WASHINGTON (Reuters) - Iran is believed to have deliberately avoided U.S. military casualties during retaliatory missile strikes on bases housing American troops in Iraq, following the U.S. killing of an Iranian general, according to U.S. and European government sources familiar with intelligence assessments.
The sources, speaking on condition of anonymity, said on Wednesday the Iranians were thought to have targeted the attacks to miss U.S. forces to prevent the crisis from escalating out of control while still signaling Iranian resolve in response to the U.S. killing of Iranian commander Qassem Soleimani in Iraq last week.

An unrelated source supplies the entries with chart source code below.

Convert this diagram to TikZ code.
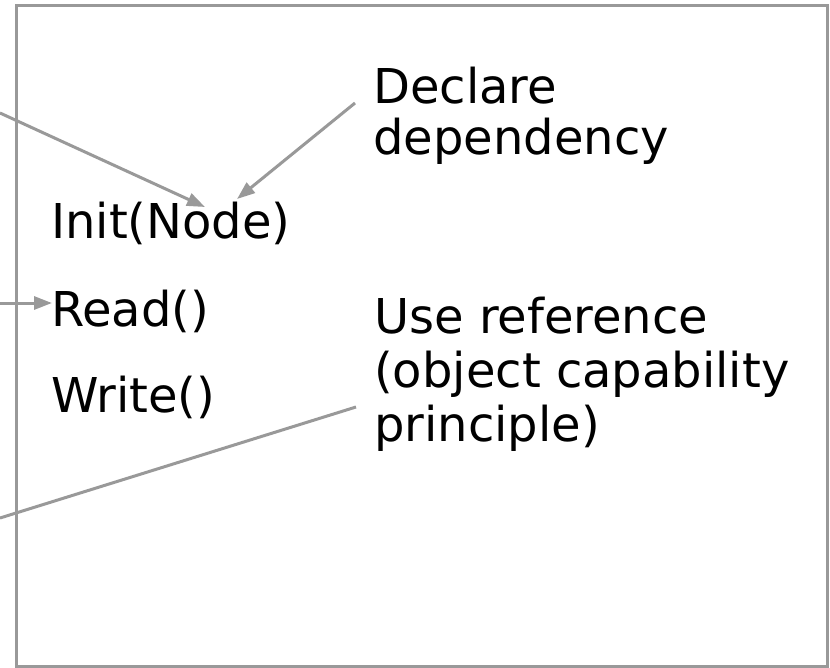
\documentclass[tikz,border=0pt]{standalone}
\usepackage{fontspec}
\setmainfont{DejaVu Sans}
\usetikzlibrary{arrows.meta}
\definecolor{linegray}{RGB}{153,153,153}
\begin{document}
\begin{tikzpicture}[x=1pt,y=-1pt,
  conn/.style={draw=linegray, line width=3pt},
  arr/.style={conn, -{Triangle[length=18pt,width=13pt]}},
  txt/.style={inner sep=0pt, anchor=base west, font=\fontsize{48}{51}\selectfont, align=left},
]
\useasboundingbox (0,0) rectangle (830,667);
\node[draw=linegray, line width=3pt, minimum width=811pt, minimum height=661pt, inner sep=0pt, anchor=north west] (box) at (14.5,4) {};
\node[txt] (init) at (51,238) {Init(Node)};
\node[txt] (read) at (51,326) {Read()};
\node[txt] (write) at (51,412) {Write()};
\node[txt] (decl) at (373,154) {Declare\\dependency};
\node[txt, font=\fontsize{48}{54}\selectfont] (useref) at (374,441) {Use reference\\(object capability\\principle)};
\coordinate (src1) at (0,113);
\coordinate (src2) at (0,303);
\coordinate (src3) at (0,518);
\draw[arr] (src1) -- ([shift={(154,-31)}]init.base west);
\draw[arr] ([shift={(-18,-51)}]decl.base west) -- ([shift={(186,-39)}]init.base west);
\draw[arr] (src2) -- ([shift={(1,-23)}]read.base west);
\draw[conn] ([shift={(-18,-34)}]useref.base west) -- (src3);
\end{tikzpicture}
\end{document}
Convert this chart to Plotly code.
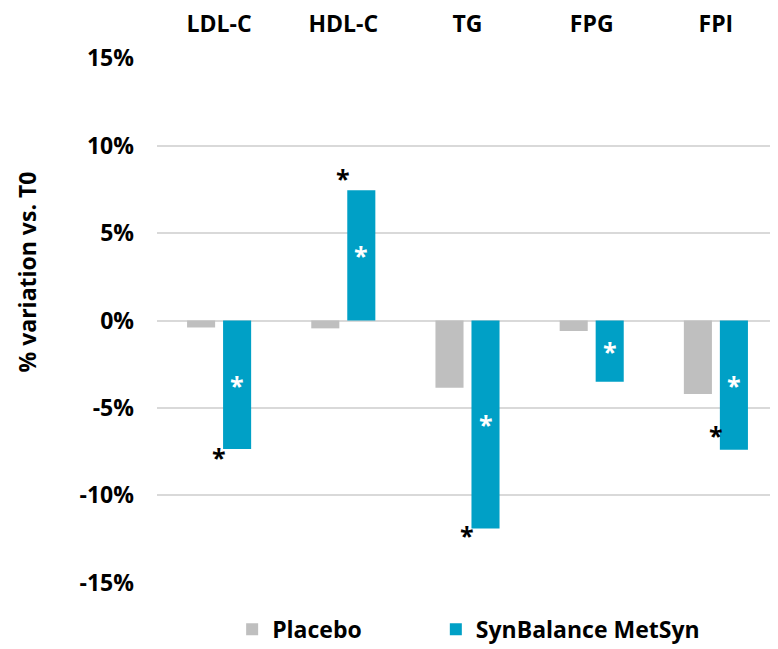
import plotly.graph_objects as go

categories = ["LDL-C", "HDL-C", "TG", "FPG", "FPI"]
placebo = [-0.4, -0.45, -3.85, -0.6, -4.2]
metsyn = [-7.35, 7.45, -11.9, -3.5, -7.4]
# within-group significance (white asterisks in MetSyn bars)
metsyn_sig = [True, True, True, True, True]
# between-group significance (black asterisks)
between_sig = [True, True, True, False, True]
between_offset = [-0.45, 0.71, -0.38, 0.0, 0.86]  # shift of black asterisk from bar end (% units)

yticks = [-15, -10, -5, 0, 5, 10, 15]
ytick_labels = [f"{v}%" for v in yticks]

GREY = "#bfbfbf"
BLUE = "#00a0c6"
FONT = "Open Sans"
FS = 23

BAR_W = 0.226
PL_OFF = -0.258
MS_OFF = 0.032

fig = go.Figure()
fig.add_trace(go.Bar(
    name="<b>Placebo</b>", x=categories, y=placebo, marker_color=GREY,
    marker_line_width=0, width=BAR_W, offset=PL_OFF, legend="legend",
))
fig.add_trace(go.Bar(
    name="<b>SynBalance MetSyn</b>", x=categories, y=metsyn, marker_color=BLUE,
    marker_line_width=0, width=BAR_W, offset=MS_OFF, legend="legend2",
))

annotations = []
for i, (v, s) in enumerate(zip(metsyn, metsyn_sig)):
    if s:
        annotations.append(dict(
            x=i + MS_OFF + BAR_W / 2, y=v / 2, xref="x", yref="y",
            text="<b>*</b>", showarrow=False,
            font=dict(family=FONT, size=25, color="white"),
        ))
for i, (v, s, o) in enumerate(zip(metsyn, between_sig, between_offset)):
    if s:
        annotations.append(dict(
            x=i - 0.002, y=v + o, xref="x", yref="y",
            text="<b>*</b>", showarrow=False,
            font=dict(family=FONT, size=25, color="black"),
        ))
annotations.append(dict(
    x=0, y=0.5, xref="paper", yref="paper", xshift=-131, yshift=48,
    xanchor="center", yanchor="middle",
    text="<b>% variation vs. T0</b>", textangle=-90, showarrow=False,
    font=dict(family=FONT, size=23, color="black"),
))

legend_style = dict(
    orientation="h", y=-0.088, yanchor="middle", xanchor="left",
    font=dict(family=FONT, size=FS, color="black"),
    itemwidth=30, bgcolor="rgba(0,0,0,0)",
)

# the page body adds an 8px offset, so the figure is drawn 8px smaller
fig.update_layout(
    width=770, height=641,
    margin=dict(l=149, r=0, t=50, b=66, autoexpand=False),
    paper_bgcolor="white", plot_bgcolor="white",
    barmode="overlay",
    font=dict(family=FONT, size=FS, color="black"),
    showlegend=True,
    legend=dict(x=0.121, **legend_style),
    legend2=dict(x=0.449, **legend_style),
    annotations=annotations,
)
fig.update_xaxes(
    side="top", range=[-0.5, 4.5], showgrid=False, showline=False,
    zeroline=False, ticks="", automargin=False,
    tickfont=dict(family=FONT, size=FS, color="black"),
    tickprefix="<b>", ticksuffix="</b>", ticklabelstandoff=20,
)
fig.update_yaxes(
    range=[-15.02, 15.02], tickvals=yticks,
    ticktext=[f"<b>{t}</b>" for t in ytick_labels],
    showgrid=True, gridcolor="#d9d9d9", gridwidth=1.5,
    zeroline=True, zerolinecolor="#d9d9d9", zerolinewidth=1.5,
    showline=False, ticks="", ticklabelstandoff=22, automargin=False,
    tickfont=dict(family=FONT, size=FS, color="black"),
)

fig.write_html("out.html")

A source in Washington said overnight that early indications were that there were no U.S. casualties following the strikes on the al-Asad air base and another facility in Erbil. Other U.S. officials declined comment.
Iran was believed to have tried to hit certain parts of the bases to minimize casualties and especially to avoid U.S. fatalities, three sources said. This assessment included some intelligence from inside Iran confirming the nature of the attack plan, they said.
“They wanted to respond but almost certainly not to escalate,” one of the U.S. sources said.
The White House did not immediately respond to a request for comment.
Iranian Foreign Minister Mohammad Javad Zarif said Tehran took “proportionate measures” in self-defense and did not seek war with the United States.